Talvez porque eu também esteja caminhando nessa senda da idade que me abraça com ansiedade insaciável, e que começo a perceber em mim mesmo manias e ranzices (existe esta palavra?), que passo a aceitá-las com certa naturalidade, e até me divirto com estes lapsos de confronto entre a idade madura e aquela idade em que apesar de ouvir ainda muito bem, bem até demais, ouvimos coisas que gostaríamos de não tê-las ouvido, seria melhor, mas a vida é a visa e é assim que é. Por exemplo: "Não vai faltar muito para que o caminhão que recolhe entulhos passe aqui para levar essas tralhas, e se descuidar, te leva junto!" É claro que estou usando uma metáfora e generalizando, pois eu não tenho nenhuma preocupação com o caminhão do entulho, porque conheço o rapaz e posso entrar em acordo com ele se isso acontecer. Mas também é certo que tenho minha caixinha com parafusos de todos os tamanhos, roscas, e bitolas, e acreditem: Com frequência tenho que dar um pulinho na loja para comprar outro tamanho que é indispensável para consertar aquele objeto que seria descartado como inútil, quando apenas o que faltava era aquele parafusinho e uma ajeitadinha aqui e outra ali para economizar boa parte do meu parco salário de aposentado.

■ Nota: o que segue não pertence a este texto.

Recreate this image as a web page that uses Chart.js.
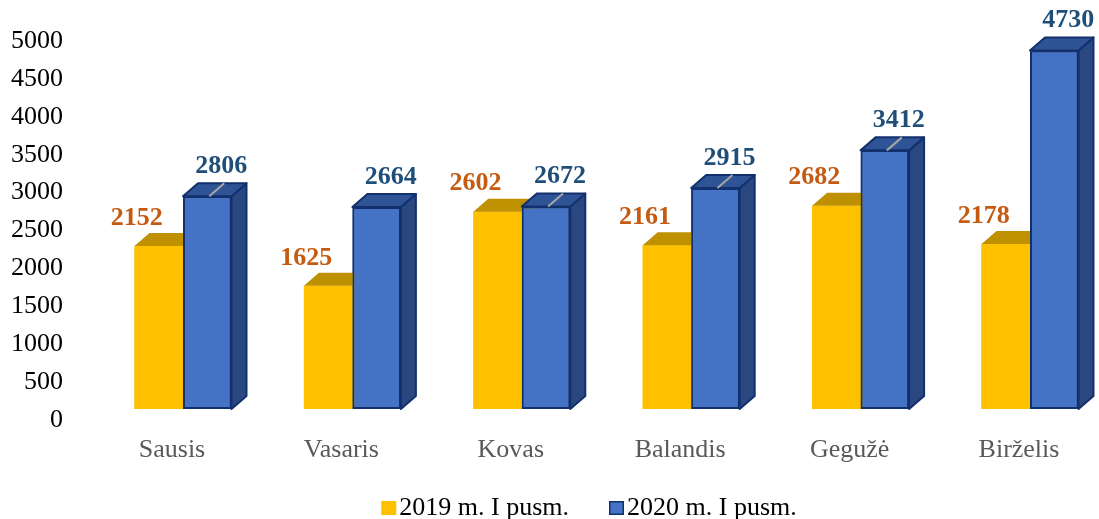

Os velhos guardam coisas, porque ao longo da vida, muitas coisas faltaram nos momentos mais inoportunos, e assim, adquiriam o hábito de não jogar fora aquilo que não esteja totalmente inutilizado para consertar outra coisinha aqui e ali. Os velhos guardam memórias que se acumulam, porque não há mais quem as queira consumir, porque velhos repetem as mesmas histórias, não porque acham que as pessoas sejam esquecidas, mas porque se eles próprios (nós) não as repetirem, serão finalmente esquecidas. 

Os velhos guardam coisas como valores (se os tiveram cultivado, pois só guardamos aquilo que já tivemos um dia, ao longo de muitos dias), porque são estes valores que o sustentam nos longos dias emendados nas noites insones, a contar nos dedos enrijecidos os dias que faltam para que o silêncio não os perturbe mais.

Os velhos guardam coisas e loisas. Guardam lembranças e guardam distâncias dos tempos em que os passos eram ágeis e as horas eram mais lentas, onde a vida era ligeira, e não havia tempo para abraçar o tempo que tinham para abraçarem seus amores. Os velhos abraçam dores, que as tornam companheiras, posto que sejam as únicas companhias dos dias que perambulam solitários de um lado a outro buscando com o olhar esperançoso pela companhia de quem os procurem para ouvir deles as lembranças, e as lembranças dos sonhos que nunca se cumpriram.
Os velhos guardam coisas, pois as coisas, ainda que apenas coisas, mostram pela poeira e ferrugem, que são tão velhas quanto eles, e velho com velho se entende bem.
Velhos guardam coisas, e coisas protegem os velhos da solidão.